_Given records_.

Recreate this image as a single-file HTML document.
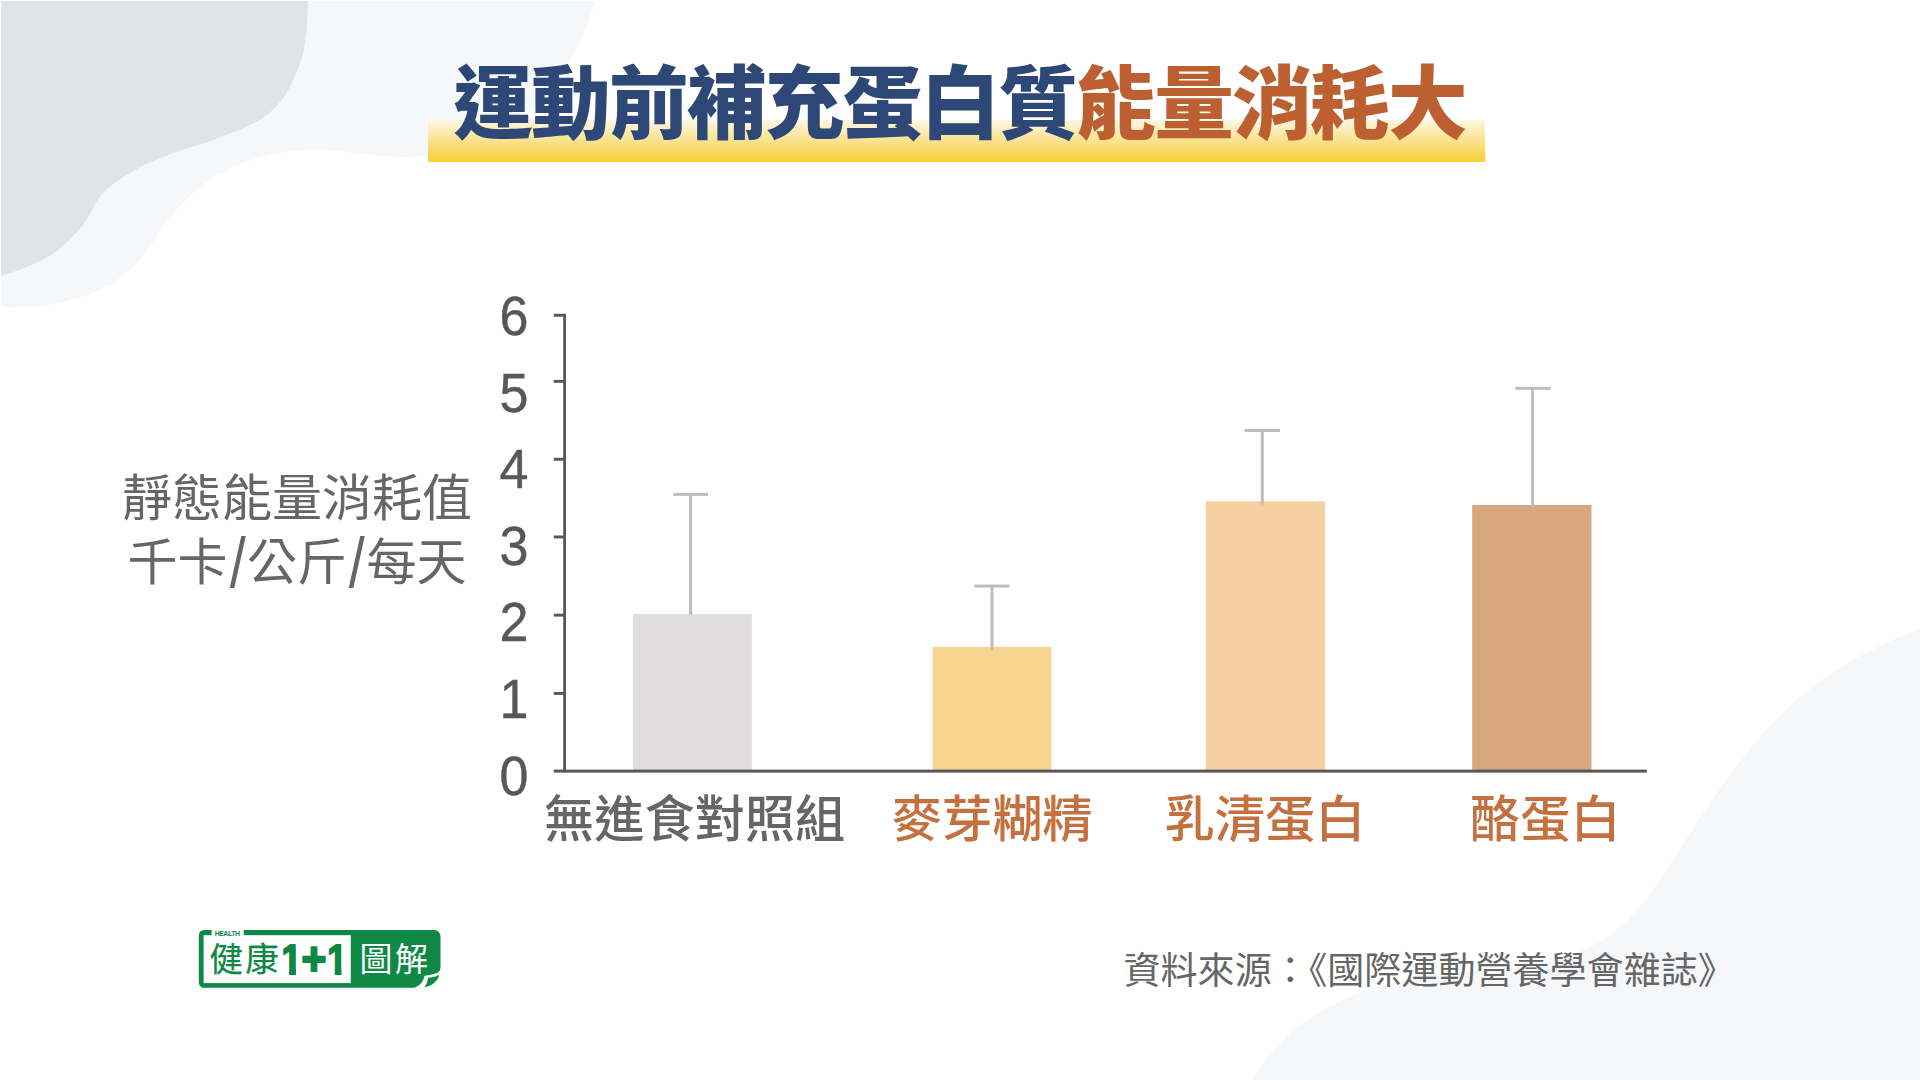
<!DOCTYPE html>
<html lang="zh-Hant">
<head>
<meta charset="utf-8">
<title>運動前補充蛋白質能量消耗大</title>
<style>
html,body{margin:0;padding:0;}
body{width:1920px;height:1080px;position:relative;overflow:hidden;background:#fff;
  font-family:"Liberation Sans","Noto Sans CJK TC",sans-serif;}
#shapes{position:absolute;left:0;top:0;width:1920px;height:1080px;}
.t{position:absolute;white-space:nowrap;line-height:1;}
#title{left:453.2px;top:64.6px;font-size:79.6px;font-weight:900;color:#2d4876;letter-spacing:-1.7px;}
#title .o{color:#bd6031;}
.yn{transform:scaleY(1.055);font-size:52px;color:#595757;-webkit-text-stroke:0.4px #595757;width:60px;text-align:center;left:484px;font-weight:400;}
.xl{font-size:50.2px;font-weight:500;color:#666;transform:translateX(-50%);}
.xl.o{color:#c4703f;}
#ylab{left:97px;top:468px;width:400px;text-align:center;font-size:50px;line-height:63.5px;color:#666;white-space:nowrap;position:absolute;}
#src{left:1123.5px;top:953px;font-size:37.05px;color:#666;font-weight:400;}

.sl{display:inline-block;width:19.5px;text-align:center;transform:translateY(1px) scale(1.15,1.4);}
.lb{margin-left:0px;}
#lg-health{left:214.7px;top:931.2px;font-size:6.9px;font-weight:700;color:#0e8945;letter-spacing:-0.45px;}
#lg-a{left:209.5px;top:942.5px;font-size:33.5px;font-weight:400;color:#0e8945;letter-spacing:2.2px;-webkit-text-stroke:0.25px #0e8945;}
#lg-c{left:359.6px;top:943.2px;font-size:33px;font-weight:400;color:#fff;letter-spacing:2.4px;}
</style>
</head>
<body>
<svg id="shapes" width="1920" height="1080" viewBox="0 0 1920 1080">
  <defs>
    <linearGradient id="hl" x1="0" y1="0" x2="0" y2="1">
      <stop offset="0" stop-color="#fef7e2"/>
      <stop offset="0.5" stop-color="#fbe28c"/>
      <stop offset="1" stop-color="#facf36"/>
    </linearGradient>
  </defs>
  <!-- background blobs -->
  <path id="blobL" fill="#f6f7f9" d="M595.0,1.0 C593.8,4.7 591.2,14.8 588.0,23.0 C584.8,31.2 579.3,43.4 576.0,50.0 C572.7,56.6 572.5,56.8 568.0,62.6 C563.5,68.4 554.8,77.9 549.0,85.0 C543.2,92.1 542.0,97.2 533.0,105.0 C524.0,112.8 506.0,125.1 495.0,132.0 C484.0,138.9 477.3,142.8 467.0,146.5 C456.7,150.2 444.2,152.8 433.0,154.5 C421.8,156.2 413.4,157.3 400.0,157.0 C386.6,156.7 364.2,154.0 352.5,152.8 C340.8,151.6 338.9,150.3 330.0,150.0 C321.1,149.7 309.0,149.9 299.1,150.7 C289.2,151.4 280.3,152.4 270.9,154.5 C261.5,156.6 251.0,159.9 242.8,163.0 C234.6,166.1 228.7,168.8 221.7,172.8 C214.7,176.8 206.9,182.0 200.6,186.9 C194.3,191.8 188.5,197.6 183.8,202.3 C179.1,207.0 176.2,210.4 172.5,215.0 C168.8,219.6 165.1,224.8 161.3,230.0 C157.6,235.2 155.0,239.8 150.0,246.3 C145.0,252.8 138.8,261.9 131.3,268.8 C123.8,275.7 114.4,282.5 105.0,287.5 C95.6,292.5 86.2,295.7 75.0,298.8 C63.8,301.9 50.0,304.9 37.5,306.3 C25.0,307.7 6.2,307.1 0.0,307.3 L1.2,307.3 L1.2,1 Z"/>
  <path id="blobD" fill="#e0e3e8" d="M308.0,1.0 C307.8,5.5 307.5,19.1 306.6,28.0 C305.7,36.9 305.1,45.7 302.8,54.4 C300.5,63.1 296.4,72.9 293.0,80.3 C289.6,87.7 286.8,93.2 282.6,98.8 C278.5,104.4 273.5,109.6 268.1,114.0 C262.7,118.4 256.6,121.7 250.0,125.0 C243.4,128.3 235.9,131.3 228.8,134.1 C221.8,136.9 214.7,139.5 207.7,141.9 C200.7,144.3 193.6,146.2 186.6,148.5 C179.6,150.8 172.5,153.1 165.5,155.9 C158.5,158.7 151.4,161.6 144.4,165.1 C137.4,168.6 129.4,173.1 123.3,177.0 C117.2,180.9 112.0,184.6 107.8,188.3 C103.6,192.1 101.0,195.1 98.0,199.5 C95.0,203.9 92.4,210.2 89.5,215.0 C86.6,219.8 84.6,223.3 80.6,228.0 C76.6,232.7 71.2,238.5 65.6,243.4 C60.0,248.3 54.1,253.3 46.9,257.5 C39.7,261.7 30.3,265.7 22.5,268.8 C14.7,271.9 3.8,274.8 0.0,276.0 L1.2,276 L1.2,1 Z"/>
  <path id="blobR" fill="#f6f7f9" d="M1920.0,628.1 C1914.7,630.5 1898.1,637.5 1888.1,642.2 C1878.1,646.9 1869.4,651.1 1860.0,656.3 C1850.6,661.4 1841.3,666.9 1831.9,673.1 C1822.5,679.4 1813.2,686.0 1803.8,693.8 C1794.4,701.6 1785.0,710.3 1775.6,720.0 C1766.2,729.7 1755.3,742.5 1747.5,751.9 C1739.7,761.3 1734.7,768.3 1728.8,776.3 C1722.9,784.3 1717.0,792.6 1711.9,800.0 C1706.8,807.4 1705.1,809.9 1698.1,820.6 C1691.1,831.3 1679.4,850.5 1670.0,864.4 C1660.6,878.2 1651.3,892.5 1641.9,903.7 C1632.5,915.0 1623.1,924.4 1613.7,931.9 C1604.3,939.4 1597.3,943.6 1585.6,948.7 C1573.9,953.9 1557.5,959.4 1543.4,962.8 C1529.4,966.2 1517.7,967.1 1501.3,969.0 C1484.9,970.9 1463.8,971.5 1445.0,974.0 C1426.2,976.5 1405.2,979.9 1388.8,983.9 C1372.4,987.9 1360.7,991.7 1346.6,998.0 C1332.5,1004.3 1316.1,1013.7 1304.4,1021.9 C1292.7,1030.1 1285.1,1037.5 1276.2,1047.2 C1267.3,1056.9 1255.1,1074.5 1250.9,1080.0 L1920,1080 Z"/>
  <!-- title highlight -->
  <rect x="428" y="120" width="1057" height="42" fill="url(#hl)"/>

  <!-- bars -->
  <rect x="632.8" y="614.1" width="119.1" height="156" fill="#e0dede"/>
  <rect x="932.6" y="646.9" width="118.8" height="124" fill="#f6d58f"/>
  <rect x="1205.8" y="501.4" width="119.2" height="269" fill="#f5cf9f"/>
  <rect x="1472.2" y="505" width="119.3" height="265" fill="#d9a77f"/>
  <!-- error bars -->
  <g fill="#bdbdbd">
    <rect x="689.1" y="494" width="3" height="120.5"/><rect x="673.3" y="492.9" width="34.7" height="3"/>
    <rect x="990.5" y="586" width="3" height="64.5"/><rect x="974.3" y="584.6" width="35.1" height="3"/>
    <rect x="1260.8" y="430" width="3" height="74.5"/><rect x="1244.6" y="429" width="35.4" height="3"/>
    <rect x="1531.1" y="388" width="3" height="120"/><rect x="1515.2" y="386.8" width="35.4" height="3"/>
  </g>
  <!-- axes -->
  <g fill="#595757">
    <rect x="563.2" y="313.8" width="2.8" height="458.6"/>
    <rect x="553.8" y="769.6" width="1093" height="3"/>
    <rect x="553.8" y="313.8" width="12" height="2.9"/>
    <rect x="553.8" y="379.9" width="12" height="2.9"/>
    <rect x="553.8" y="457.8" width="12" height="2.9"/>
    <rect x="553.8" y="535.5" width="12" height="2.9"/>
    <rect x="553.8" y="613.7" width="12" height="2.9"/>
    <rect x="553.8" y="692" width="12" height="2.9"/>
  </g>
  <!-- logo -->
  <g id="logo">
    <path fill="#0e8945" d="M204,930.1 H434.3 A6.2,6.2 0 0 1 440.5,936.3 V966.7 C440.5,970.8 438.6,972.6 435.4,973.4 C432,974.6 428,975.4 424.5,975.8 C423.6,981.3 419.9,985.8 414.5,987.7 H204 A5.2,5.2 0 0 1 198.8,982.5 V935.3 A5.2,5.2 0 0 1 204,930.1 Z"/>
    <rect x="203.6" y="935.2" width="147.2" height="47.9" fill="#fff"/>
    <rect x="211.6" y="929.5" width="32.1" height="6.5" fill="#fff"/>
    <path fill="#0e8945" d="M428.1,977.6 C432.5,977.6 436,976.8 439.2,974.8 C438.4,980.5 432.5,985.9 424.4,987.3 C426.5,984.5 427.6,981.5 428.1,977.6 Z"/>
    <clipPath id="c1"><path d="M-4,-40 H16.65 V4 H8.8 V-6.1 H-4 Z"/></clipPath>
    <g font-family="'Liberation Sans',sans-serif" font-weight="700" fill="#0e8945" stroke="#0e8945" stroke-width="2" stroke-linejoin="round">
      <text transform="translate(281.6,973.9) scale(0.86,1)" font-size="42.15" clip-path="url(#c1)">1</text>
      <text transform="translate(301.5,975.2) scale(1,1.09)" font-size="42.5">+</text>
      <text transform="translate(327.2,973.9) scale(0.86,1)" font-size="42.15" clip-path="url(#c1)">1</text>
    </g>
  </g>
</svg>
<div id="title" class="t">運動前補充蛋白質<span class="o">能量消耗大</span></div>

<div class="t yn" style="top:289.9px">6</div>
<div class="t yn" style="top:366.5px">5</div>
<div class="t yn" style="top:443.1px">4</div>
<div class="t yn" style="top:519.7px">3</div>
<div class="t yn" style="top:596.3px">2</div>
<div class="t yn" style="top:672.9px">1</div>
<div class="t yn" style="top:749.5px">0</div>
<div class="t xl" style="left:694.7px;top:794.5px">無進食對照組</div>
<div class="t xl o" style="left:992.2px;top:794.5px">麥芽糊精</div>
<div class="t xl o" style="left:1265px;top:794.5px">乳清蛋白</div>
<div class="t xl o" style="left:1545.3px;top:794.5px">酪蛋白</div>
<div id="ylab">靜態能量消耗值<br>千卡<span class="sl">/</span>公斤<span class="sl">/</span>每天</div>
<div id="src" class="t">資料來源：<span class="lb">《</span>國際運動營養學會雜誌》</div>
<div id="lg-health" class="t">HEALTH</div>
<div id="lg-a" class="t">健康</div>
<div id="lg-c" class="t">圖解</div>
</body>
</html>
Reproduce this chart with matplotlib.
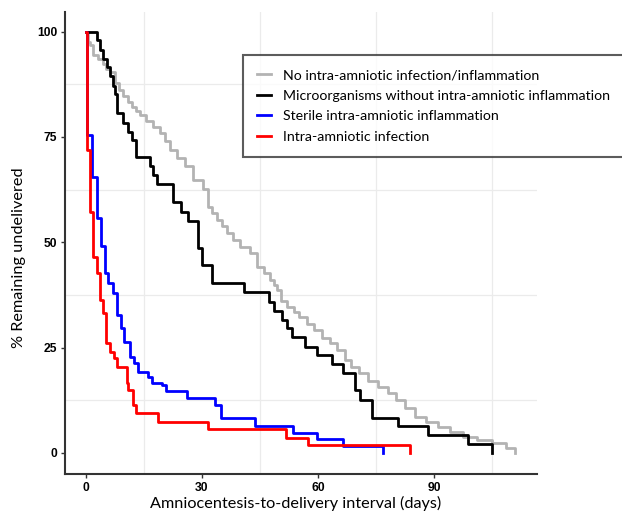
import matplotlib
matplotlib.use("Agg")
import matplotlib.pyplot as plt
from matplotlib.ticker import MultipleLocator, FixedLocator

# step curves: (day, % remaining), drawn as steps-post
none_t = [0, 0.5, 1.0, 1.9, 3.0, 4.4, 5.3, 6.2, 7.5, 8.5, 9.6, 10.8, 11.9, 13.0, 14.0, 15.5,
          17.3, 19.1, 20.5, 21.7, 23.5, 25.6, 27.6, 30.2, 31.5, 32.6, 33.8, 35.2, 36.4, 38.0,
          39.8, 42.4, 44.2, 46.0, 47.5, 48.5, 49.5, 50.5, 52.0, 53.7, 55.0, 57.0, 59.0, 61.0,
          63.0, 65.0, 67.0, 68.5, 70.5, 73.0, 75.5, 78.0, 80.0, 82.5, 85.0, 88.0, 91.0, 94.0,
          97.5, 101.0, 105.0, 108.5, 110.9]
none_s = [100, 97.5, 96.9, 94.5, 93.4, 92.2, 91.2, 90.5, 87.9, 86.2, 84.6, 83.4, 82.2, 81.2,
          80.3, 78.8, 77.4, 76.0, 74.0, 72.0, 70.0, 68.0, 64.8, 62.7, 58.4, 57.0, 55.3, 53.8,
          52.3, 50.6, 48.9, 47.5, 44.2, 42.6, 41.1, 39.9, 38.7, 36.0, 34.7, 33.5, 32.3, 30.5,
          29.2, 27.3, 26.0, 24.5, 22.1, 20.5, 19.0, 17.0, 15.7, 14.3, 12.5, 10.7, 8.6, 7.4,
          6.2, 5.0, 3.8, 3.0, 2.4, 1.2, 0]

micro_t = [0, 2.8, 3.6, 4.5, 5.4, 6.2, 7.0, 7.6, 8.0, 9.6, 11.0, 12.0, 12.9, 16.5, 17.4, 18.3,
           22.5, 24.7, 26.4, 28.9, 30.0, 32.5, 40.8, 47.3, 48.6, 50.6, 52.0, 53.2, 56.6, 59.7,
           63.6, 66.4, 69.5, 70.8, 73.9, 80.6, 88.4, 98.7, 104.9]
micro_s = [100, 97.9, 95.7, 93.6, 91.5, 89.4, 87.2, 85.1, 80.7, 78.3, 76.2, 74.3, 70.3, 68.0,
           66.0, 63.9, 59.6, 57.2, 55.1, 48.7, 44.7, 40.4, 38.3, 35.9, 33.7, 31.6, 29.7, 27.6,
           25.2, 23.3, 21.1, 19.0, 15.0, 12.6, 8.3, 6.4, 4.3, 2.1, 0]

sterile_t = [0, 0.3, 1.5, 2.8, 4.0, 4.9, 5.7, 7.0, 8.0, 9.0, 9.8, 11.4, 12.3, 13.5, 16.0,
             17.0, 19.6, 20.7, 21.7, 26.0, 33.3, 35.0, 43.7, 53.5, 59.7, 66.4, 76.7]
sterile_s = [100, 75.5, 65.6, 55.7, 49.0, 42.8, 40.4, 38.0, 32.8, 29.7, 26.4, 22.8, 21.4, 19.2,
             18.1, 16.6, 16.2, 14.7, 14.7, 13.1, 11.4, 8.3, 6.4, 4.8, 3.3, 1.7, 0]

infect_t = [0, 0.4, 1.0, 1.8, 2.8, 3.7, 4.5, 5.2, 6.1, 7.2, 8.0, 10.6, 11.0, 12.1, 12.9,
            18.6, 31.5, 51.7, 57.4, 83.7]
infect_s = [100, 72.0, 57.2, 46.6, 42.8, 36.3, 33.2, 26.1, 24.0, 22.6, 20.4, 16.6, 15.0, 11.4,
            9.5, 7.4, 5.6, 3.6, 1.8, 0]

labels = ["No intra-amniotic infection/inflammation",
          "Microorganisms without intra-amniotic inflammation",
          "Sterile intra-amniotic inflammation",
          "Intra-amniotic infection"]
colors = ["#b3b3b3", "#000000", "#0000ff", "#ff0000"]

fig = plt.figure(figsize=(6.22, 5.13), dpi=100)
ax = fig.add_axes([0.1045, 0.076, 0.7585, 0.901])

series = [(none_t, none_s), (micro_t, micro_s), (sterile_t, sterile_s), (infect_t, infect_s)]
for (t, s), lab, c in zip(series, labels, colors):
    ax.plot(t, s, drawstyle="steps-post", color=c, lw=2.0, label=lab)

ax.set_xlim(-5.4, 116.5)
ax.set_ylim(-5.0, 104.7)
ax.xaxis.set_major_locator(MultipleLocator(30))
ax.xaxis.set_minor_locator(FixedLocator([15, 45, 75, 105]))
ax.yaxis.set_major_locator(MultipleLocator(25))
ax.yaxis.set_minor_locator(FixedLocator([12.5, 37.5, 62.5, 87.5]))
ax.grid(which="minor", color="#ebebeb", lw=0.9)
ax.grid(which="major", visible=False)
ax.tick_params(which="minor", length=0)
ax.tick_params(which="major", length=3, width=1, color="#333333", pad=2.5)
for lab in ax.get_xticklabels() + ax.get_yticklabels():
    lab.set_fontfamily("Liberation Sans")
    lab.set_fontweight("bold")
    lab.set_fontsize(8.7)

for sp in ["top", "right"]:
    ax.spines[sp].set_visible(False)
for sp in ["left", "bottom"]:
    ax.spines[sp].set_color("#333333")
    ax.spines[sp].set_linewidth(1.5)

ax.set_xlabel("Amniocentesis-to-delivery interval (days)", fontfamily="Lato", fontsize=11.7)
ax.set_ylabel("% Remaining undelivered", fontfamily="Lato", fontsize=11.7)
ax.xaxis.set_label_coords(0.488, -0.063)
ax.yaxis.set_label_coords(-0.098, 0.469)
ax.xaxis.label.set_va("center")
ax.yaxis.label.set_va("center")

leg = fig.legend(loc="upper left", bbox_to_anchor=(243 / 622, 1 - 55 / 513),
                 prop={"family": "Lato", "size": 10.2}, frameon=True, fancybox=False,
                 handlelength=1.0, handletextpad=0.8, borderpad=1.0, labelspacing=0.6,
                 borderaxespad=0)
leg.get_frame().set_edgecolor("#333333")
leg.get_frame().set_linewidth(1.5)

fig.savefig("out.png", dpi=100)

_Aim_.
Copy nothing but the lines above from the one with "Reproduce this chart with matplotlib." to the one with "from matplotlib.ticker import", inclusive, word for word. Leave every picture out.

_Solution_.
Reproduce this chart with matplotlib.
import matplotlib
matplotlib.use("Agg")
import matplotlib.pyplot as plt
from matplotlib.ticker import MultipleLocator, FixedLocator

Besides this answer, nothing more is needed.